The Greater Southwest Historical Museum is inviting the public to take a visit to yesteryear, when gangsters and flappers reigned supreme. The time when alcohol was taboo but everyone was looking to have a good time. It is the time known as prohibition.
The museum has begun a month of exploring and celebrating the period known as prohibition in the State of Oklahoma. Like most of the nation, the outlawing of the production, possession and sale of alcoholic beverages has been a part of the state's history.
"Many people think of prohibition as being something that run through the 1920s and ended in the early 1930s," said Michael Anderson, museum director. "However, in Oklahoma, the prohibition of liquor was written into the state constitution and lasted, in at least some form, all the way until 1959."
The national prohibition began in 1920 and was repealed in 1933.
The museum will kick off its observance of prohibition Thursday with a program by Kirk Roden, a member of the Murray State College History Department and a familiar face to the museum.
"This will make the third time we have had him as a speaker," Anderson said. "He always draws well. He is going to speak about the prohibition era in Oklahoma."

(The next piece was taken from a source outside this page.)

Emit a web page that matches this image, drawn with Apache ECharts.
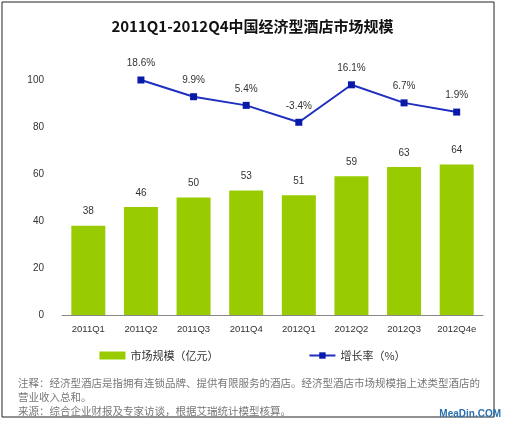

Doors open at 6:30 p.m. with beverages and snacks and the program will start at 7 p.m. It is free to the public.
On April 26, the museum will host a fundraiser, "Speakeasy, A Prohibition Soiree." The fundraiser will serve as the opening reception to an exhibit of the prohibition years in Oklahoma. The event will start at 7 p.m. and last until 10 p.m. Those wanting to take a ride in a 1930 Model A Ford are encouraged to arrive a little bit earlier.
"It is a fundraiser but we also wanted to elevate interest in the exhibit and the museum," Anderson said.
Tickets are available at the museum and cost $20. Nicki Wood, museum curator, said the museum had collected a number of artifacts for the event that includes flapper dresses, hats, political buttons and a 1933 Anheuser Busch crate. There are a number of photographs and prints from the period in the exhibit. Wood also painted a mural that depicts images from the time period.
"This is the first time we have had an artist on staff and it's nice to have her put her artistic ability into the exhibit," Anderson said. "The artifacts are pretty much selected and it should be a good mixture of items."
Anderson said there has also been input from the public for the event.
"We have had a lot of people express interest in it and I think it goes back to people's experience in the era," Anderson said.
In addition of the exhibit, there will be entertainment throughout the evening. The dance group Two Left Feet will be on hand and will be available to teach the Charleston. The Ardmore High School Jazz Band will be at the event as well as other musicians. There will also be raffles.
To top off the experience of the prohibition era, attendees are encouraged to dress up in era-related outfits. Following the soiree, the event will be on display for three to four months.